Information supplied:
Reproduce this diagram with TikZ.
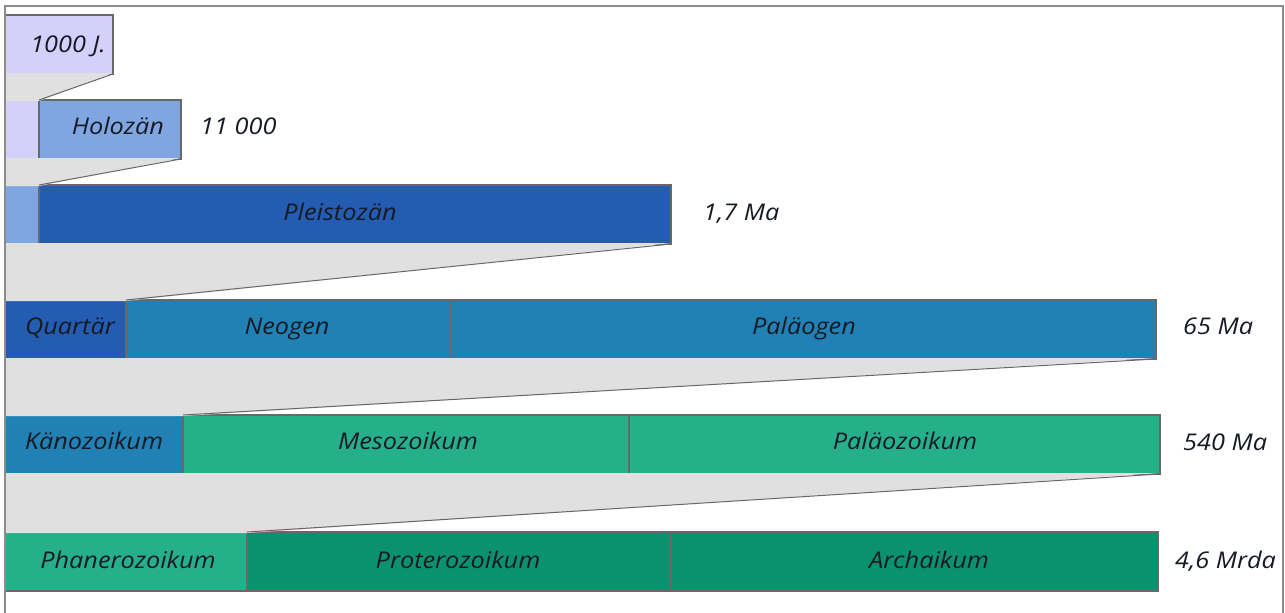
\documentclass[tikz,border=0pt]{standalone}
\usepackage{fontspec}
\setmainfont[FakeStretch=1.1]{Open Sans}
\definecolor{lav}{HTML}{D3D0FA}
\definecolor{holo}{HTML}{80A6E2}
\definecolor{plei}{HTML}{235CB0}
\definecolor{neo}{HTML}{2180B4}
\definecolor{meso}{HTML}{25B089}
\definecolor{arch}{HTML}{0A926E}
\definecolor{shade}{HTML}{E0E0E0}
\definecolor{segline}{HTML}{686868}
\definecolor{frameline}{HTML}{8C8C8C}
\definecolor{txt}{HTML}{161A24}
\begin{document}
\begin{tikzpicture}[x=1pt,y=-1pt,
  seg/.style={draw=segline, line width=2pt, inner sep=0pt, outer sep=0pt,
    anchor=north west, minimum height=59pt},
  lbl/.style={text=txt, font=\fontsize{23}{26}\selectfont\itshape, inner sep=0pt, anchor=base},
  age/.style={lbl, anchor=base west},
  slant/.style={draw=segline, line width=1pt},
  gap/.style={fill=shade}]
\useasboundingbox (0,0) rectangle (1285,613);
\fill[white] (0,0) rectangle (1285,613);
% row 1
\node[seg, fill=lav, minimum width=108pt] (ja) at (5,15) {};
% row 2
\node[seg, fill=lav, minimum width=34pt] (hb) at (5,100) {};
\node[seg, fill=holo, minimum width=142pt] (ho) at (39,100) {};
% row 3
\node[seg, fill=holo, minimum width=34pt] (pb) at (5,185) {};
\node[seg, fill=plei, minimum width=632pt] (pl) at (39,185) {};
% row 4
\node[seg, fill=plei, minimum width=121pt] (qu) at (5,300) {};
\node[seg, fill=neo, minimum width=325pt] (ne) at (126,300) {};
\node[seg, fill=neo, minimum width=705pt] (pg) at (451,300) {};
% row 5
\node[seg, fill=neo, minimum width=178pt] (ka) at (5,415) {};
\node[seg, fill=meso, minimum width=446pt] (me) at (183,415) {};
\node[seg, fill=meso, minimum width=531pt] (pz) at (629,415) {};
% row 6
\node[seg, fill=meso, minimum width=242pt] (ph) at (5,532) {};
\node[seg, fill=arch, minimum width=423pt] (pr) at (247,532) {};
\node[seg, fill=arch, minimum width=488pt] (ar) at (670,532) {};
% gaps
\fill[gap] ([yshift=1pt]ja.south west) -- ([yshift=1pt]ja.south east) -- ([yshift=-1pt]hb.north east) -- ([yshift=-1pt]hb.north west) -- cycle;
\fill[gap] ([yshift=1pt]hb.south west) -- ([yshift=1pt]ho.south east) -- ([yshift=-1pt]pb.north east) -- ([yshift=-1pt]pb.north west) -- cycle;
\fill[gap] ([yshift=1pt]pb.south west) -- ([yshift=1pt]pl.south east) -- ([yshift=-1pt]qu.north east) -- ([yshift=-1pt]qu.north west) -- cycle;
\fill[gap] ([yshift=1pt]qu.south west) -- ([yshift=1pt]pg.south east) -- ([yshift=-1pt]ka.north east) -- ([yshift=-1pt]ka.north west) -- cycle;
\fill[gap] ([yshift=1pt]ka.south west) -- ([yshift=1pt]pz.south east) -- ([yshift=-1pt]ph.north east) -- ([yshift=-1pt]ph.north west) -- cycle;
\draw[slant] (ja.south east) -- (hb.north east);
\draw[slant] (ho.south east) -- (pb.north east);
\draw[slant] (pl.south east) -- (qu.north east);
\draw[slant] (pg.south east) -- (ka.north east);
\draw[slant] (pz.south east) -- (ph.north east);
% frame
\coordinate (fbl) at (5,613);
\coordinate (ftl) at (5,6);
\coordinate (ftr) at (1283,6);
\coordinate (fbr) at (1283,613);
\draw[frameline, line width=2pt] (fbl) -- (ftl) -- (ftr) -- (fbr);
% labels
\node[lbl] (tja) at (68,52) {1000 J.};
\node[lbl] (tho) at (118,134.5) {Holozän};
\node[lbl] (tpl) at (340,220) {Pleistozän};
\node[lbl] (tqu) at (70,334) {Quartär};
\node[lbl] (tne) at (287,334) {Neogen};
\node[lbl] (tpg) at (804,334) {Paläogen};
\node[lbl] (tka) at (94,449) {Känozoikum};
\node[lbl] (tme) at (408,449) {Mesozoikum};
\node[lbl] (tpz) at (905,449) {Paläozoikum};
\node[lbl] (tph) at (128,568) {Phanerozoikum};
\node[lbl] (tpr) at (458,568) {Proterozoikum};
\node[lbl] (tar) at (929,568) {Archaikum};
% ages
\node[age] (a1) at (200,134.5) {11 000};
\node[age] (a2) at (703,220) {1,7 Ma};
\node[age] (a3) at (1183,334) {65 Ma};
\node[age] (a4) at (1183,450) {540 Ma};
\node[age] (a5) at (1175,568) {4,6 Mrda};
\end{tikzpicture}
\end{document}
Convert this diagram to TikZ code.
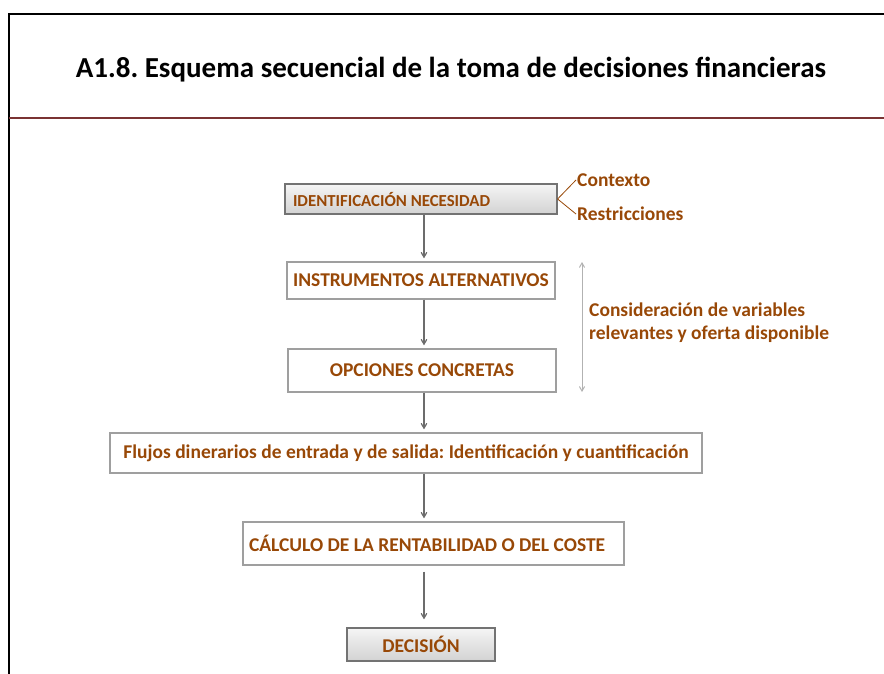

Task details:
All of the entries need to be transcribed word for word; pictures are left out.

Expected answer:
Reproduce this diagram with TikZ.
\documentclass[tikz,border=0pt]{standalone}
\usepackage{fontspec}
\setmainfont[FakeStretch=1.1]{Open Sans}
\definecolor{lav}{HTML}{D3D0FA}
\definecolor{holo}{HTML}{80A6E2}
\definecolor{plei}{HTML}{235CB0}
\definecolor{neo}{HTML}{2180B4}
\definecolor{meso}{HTML}{25B089}
\definecolor{arch}{HTML}{0A926E}
\definecolor{shade}{HTML}{E0E0E0}
\definecolor{segline}{HTML}{686868}
\definecolor{frameline}{HTML}{8C8C8C}
\definecolor{txt}{HTML}{161A24}
\begin{document}
\begin{tikzpicture}[x=1pt,y=-1pt,
  seg/.style={draw=segline, line width=2pt, inner sep=0pt, outer sep=0pt,
    anchor=north west, minimum height=59pt},
  lbl/.style={text=txt, font=\fontsize{23}{26}\selectfont\itshape, inner sep=0pt, anchor=base},
  age/.style={lbl, anchor=base west},
  slant/.style={draw=segline, line width=1pt},
  gap/.style={fill=shade}]
\useasboundingbox (0,0) rectangle (1285,613);
\fill[white] (0,0) rectangle (1285,613);
% row 1
\node[seg, fill=lav, minimum width=108pt] (ja) at (5,15) {};
% row 2
\node[seg, fill=lav, minimum width=34pt] (hb) at (5,100) {};
\node[seg, fill=holo, minimum width=142pt] (ho) at (39,100) {};
% row 3
\node[seg, fill=holo, minimum width=34pt] (pb) at (5,185) {};
\node[seg, fill=plei, minimum width=632pt] (pl) at (39,185) {};
% row 4
\node[seg, fill=plei, minimum width=121pt] (qu) at (5,300) {};
\node[seg, fill=neo, minimum width=325pt] (ne) at (126,300) {};
\node[seg, fill=neo, minimum width=705pt] (pg) at (451,300) {};
% row 5
\node[seg, fill=neo, minimum width=178pt] (ka) at (5,415) {};
\node[seg, fill=meso, minimum width=446pt] (me) at (183,415) {};
\node[seg, fill=meso, minimum width=531pt] (pz) at (629,415) {};
% row 6
\node[seg, fill=meso, minimum width=242pt] (ph) at (5,532) {};
\node[seg, fill=arch, minimum width=423pt] (pr) at (247,532) {};
\node[seg, fill=arch, minimum width=488pt] (ar) at (670,532) {};
% gaps
\fill[gap] ([yshift=1pt]ja.south west) -- ([yshift=1pt]ja.south east) -- ([yshift=-1pt]hb.north east) -- ([yshift=-1pt]hb.north west) -- cycle;
\fill[gap] ([yshift=1pt]hb.south west) -- ([yshift=1pt]ho.south east) -- ([yshift=-1pt]pb.north east) -- ([yshift=-1pt]pb.north west) -- cycle;
\fill[gap] ([yshift=1pt]pb.south west) -- ([yshift=1pt]pl.south east) -- ([yshift=-1pt]qu.north east) -- ([yshift=-1pt]qu.north west) -- cycle;
\fill[gap] ([yshift=1pt]qu.south west) -- ([yshift=1pt]pg.south east) -- ([yshift=-1pt]ka.north east) -- ([yshift=-1pt]ka.north west) -- cycle;
\fill[gap] ([yshift=1pt]ka.south west) -- ([yshift=1pt]pz.south east) -- ([yshift=-1pt]ph.north east) -- ([yshift=-1pt]ph.north west) -- cycle;
\draw[slant] (ja.south east) -- (hb.north east);
\draw[slant] (ho.south east) -- (pb.north east);
\draw[slant] (pl.south east) -- (qu.north east);
\draw[slant] (pg.south east) -- (ka.north east);
\draw[slant] (pz.south east) -- (ph.north east);
% frame
\coordinate (fbl) at (5,613);
\coordinate (ftl) at (5,6);
\coordinate (ftr) at (1283,6);
\coordinate (fbr) at (1283,613);
\draw[frameline, line width=2pt] (fbl) -- (ftl) -- (ftr) -- (fbr);
% labels
\node[lbl] (tja) at (68,52) {1000 J.};
\node[lbl] (tho) at (118,134.5) {Holozän};
\node[lbl] (tpl) at (340,220) {Pleistozän};
\node[lbl] (tqu) at (70,334) {Quartär};
\node[lbl] (tne) at (287,334) {Neogen};
\node[lbl] (tpg) at (804,334) {Paläogen};
\node[lbl] (tka) at (94,449) {Känozoikum};
\node[lbl] (tme) at (408,449) {Mesozoikum};
\node[lbl] (tpz) at (905,449) {Paläozoikum};
\node[lbl] (tph) at (128,568) {Phanerozoikum};
\node[lbl] (tpr) at (458,568) {Proterozoikum};
\node[lbl] (tar) at (929,568) {Archaikum};
% ages
\node[age] (a1) at (200,134.5) {11 000};
\node[age] (a2) at (703,220) {1,7 Ma};
\node[age] (a3) at (1183,334) {65 Ma};
\node[age] (a4) at (1183,450) {540 Ma};
\node[age] (a5) at (1175,568) {4,6 Mrda};
\end{tikzpicture}
\end{document}
Convert this diagram to TikZ code.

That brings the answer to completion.